To answer these questions let us first of all tackle the building and construction industry. How many African firms can construct hydro-electric dams – and I’m not even talking about dams which produce megawatts of power but small community dams which produce a few kilowatts of power to power surrounding villages? When oil was discovered in commercial quantities in Ghana we were awoken by to rude shock: we discovered that we didn’t have welders. But one may respond and say O David, David, stop being such a pessimist and a naysayer. One may even add “I saw a welder yesterday on my way to work, in fact not just one welder but several welders” To this I respond: That’s not the kind of welders needed on oil rigs – artisanal welders will not be let anywhere near an oil rig! The kind of welders that the oil companies were seeking was a different breed – one that can work with sophisticated automated welding machines but unfortunately our public polytechnics and technical universities don’t equip the myriads of youths who throng their campuses with such skills. The government further cripples skills training by out-sourcing many contracts to foreigners and not to Ghanaians (maybe they do this because of aid conditionalities, who knows)

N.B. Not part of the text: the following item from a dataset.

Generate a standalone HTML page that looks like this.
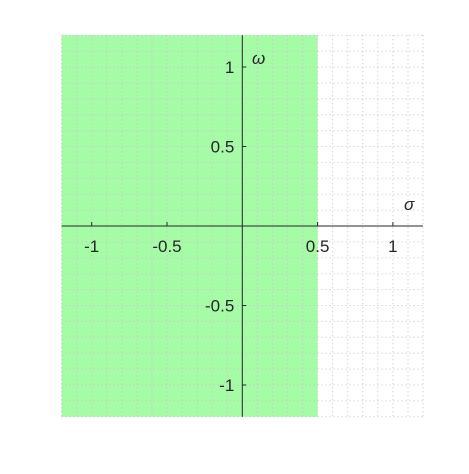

Have you ever left the confines of Accra, Kumasi, Takoradi or any of our six metropolises to visit rural Ghana? You’d discover that even though we’re living in the 21st century, 90% of houses are still mud houses. Why? Because the rural folk are not endowed with simple brick manufacturing technology. So you find that though the raw materials (clay) for brick manufacturing abound in rural areas in Ghana the skill set needed to process these raw materials are non-existent! Prosperity is not measured by the amount of raw materials which lie under one’s feet, but the total amount of skills needed to turn the raw materials into goods and services that people both internally within the country and abroad will be willing to pay money to enjoy; a country like South Korea does not have one drop of oil within its soil and yet has one of the largest petrochemical processing industry in the world. The emphasis should not be placed on raw materials but “skills materials” In this regard, a coastal village which is endowed with white sand beaches and picturesque views will not generate any resources for them until they villagers are able to turn that natural endowment into a beach resort which will attract tourists and holiday goers to come there pay money and enjoy that natural resource which skills have transformed into an income generating venture.

We have myriads of youths roaming our streets selling PK mint toffees and dog chains. But imagine for once… what if these young boys and girls can actually manufacture what they’re selling? What if they’re actually endowed with skills to manufacture the very things that they sell? What if, instead of our leaders giving concessions to foreigners to mine and exploit the raw materials needed to manufacture the very things that these youths sell in traffic we actually have manufacturing plants that produce these things?

So the next time someone tells you “the future belongs to the youth” ask him/her this: are the youth equipped with enough modern skills to truly command the future? Ask him/ her again why in Ghana, Nigeria, La Cote D’Ivoire we still have septuagenarians ruling youthful populations?

Africa Nakua! It’s time for the youth to rise up and equip themselves with the skills they need to take charge of the future. Our governments that we put in office through elections have failed us but let us not lose heart… Africa Nakua! The youth are rising up!